What to do. Copy every record exactly, and keep the pictures out.

Figure scripts.

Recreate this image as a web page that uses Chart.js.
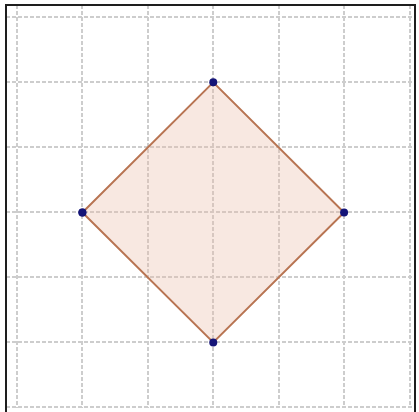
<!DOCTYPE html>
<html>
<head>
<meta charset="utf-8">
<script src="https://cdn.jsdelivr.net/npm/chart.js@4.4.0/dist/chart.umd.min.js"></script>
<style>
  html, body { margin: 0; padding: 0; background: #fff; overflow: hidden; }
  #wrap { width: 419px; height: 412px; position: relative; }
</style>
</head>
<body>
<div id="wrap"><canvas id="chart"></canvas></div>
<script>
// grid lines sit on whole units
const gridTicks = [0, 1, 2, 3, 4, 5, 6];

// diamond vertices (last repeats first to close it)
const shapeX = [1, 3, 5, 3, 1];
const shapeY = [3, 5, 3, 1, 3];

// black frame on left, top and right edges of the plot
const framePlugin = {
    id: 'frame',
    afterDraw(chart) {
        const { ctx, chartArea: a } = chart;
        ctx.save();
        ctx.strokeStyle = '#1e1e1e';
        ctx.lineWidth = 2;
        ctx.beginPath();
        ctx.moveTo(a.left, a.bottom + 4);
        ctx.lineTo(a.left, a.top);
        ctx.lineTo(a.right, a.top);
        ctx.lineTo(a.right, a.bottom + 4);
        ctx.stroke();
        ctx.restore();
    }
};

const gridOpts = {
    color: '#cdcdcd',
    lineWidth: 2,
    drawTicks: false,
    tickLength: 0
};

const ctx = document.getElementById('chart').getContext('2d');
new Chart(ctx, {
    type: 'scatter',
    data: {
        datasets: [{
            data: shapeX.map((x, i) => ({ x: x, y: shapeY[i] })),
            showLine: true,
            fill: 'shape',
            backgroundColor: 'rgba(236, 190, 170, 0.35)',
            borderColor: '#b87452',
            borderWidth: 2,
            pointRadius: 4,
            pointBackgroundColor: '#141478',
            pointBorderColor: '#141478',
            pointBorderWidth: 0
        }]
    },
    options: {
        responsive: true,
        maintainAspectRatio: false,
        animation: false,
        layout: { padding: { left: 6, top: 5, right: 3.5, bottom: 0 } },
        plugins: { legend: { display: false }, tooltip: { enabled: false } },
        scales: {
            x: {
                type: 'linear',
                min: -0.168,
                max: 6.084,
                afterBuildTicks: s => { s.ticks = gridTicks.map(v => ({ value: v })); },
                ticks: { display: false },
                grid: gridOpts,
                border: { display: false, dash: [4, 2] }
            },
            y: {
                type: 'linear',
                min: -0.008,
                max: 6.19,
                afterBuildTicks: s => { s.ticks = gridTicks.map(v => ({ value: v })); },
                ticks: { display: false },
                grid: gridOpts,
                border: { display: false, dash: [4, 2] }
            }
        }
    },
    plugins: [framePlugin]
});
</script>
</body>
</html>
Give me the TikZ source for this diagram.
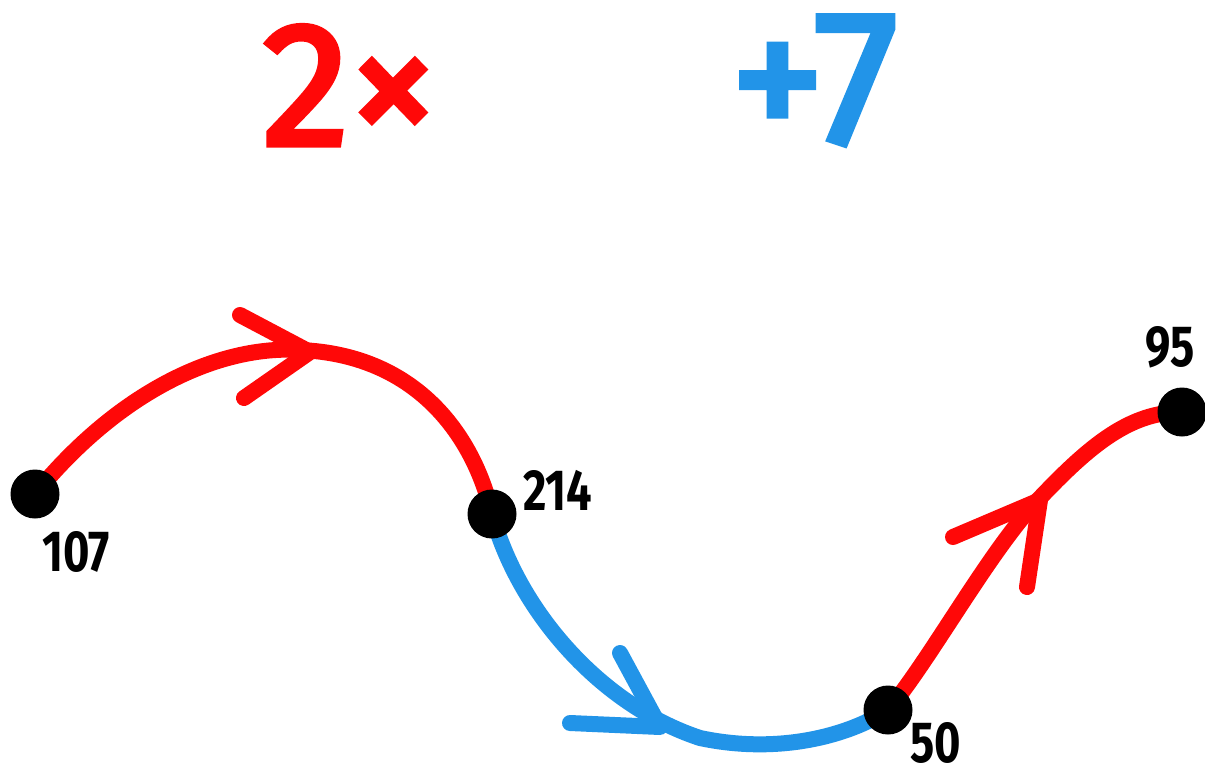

Result of this task.
Recreate this image as a web page that uses Chart.js.
<!DOCTYPE html>
<html>
<head>
<meta charset="utf-8">
<script src="https://cdn.jsdelivr.net/npm/chart.js@4.4.0/dist/chart.umd.min.js"></script>
<style>
  html, body { margin: 0; padding: 0; background: #fff; overflow: hidden; }
  #wrap { width: 419px; height: 412px; position: relative; }
</style>
</head>
<body>
<div id="wrap"><canvas id="chart"></canvas></div>
<script>
// grid lines sit on whole units
const gridTicks = [0, 1, 2, 3, 4, 5, 6];

// diamond vertices (last repeats first to close it)
const shapeX = [1, 3, 5, 3, 1];
const shapeY = [3, 5, 3, 1, 3];

// black frame on left, top and right edges of the plot
const framePlugin = {
    id: 'frame',
    afterDraw(chart) {
        const { ctx, chartArea: a } = chart;
        ctx.save();
        ctx.strokeStyle = '#1e1e1e';
        ctx.lineWidth = 2;
        ctx.beginPath();
        ctx.moveTo(a.left, a.bottom + 4);
        ctx.lineTo(a.left, a.top);
        ctx.lineTo(a.right, a.top);
        ctx.lineTo(a.right, a.bottom + 4);
        ctx.stroke();
        ctx.restore();
    }
};

const gridOpts = {
    color: '#cdcdcd',
    lineWidth: 2,
    drawTicks: false,
    tickLength: 0
};

const ctx = document.getElementById('chart').getContext('2d');
new Chart(ctx, {
    type: 'scatter',
    data: {
        datasets: [{
            data: shapeX.map((x, i) => ({ x: x, y: shapeY[i] })),
            showLine: true,
            fill: 'shape',
            backgroundColor: 'rgba(236, 190, 170, 0.35)',
            borderColor: '#b87452',
            borderWidth: 2,
            pointRadius: 4,
            pointBackgroundColor: '#141478',
            pointBorderColor: '#141478',
            pointBorderWidth: 0
        }]
    },
    options: {
        responsive: true,
        maintainAspectRatio: false,
        animation: false,
        layout: { padding: { left: 6, top: 5, right: 3.5, bottom: 0 } },
        plugins: { legend: { display: false }, tooltip: { enabled: false } },
        scales: {
            x: {
                type: 'linear',
                min: -0.168,
                max: 6.084,
                afterBuildTicks: s => { s.ticks = gridTicks.map(v => ({ value: v })); },
                ticks: { display: false },
                grid: gridOpts,
                border: { display: false, dash: [4, 2] }
            },
            y: {
                type: 'linear',
                min: -0.008,
                max: 6.19,
                afterBuildTicks: s => { s.ticks = gridTicks.map(v => ({ value: v })); },
                ticks: { display: false },
                grid: gridOpts,
                border: { display: false, dash: [4, 2] }
            }
        }
    },
    plugins: [framePlugin]
});
</script>
</body>
</html>
Give me the TikZ source for this diagram.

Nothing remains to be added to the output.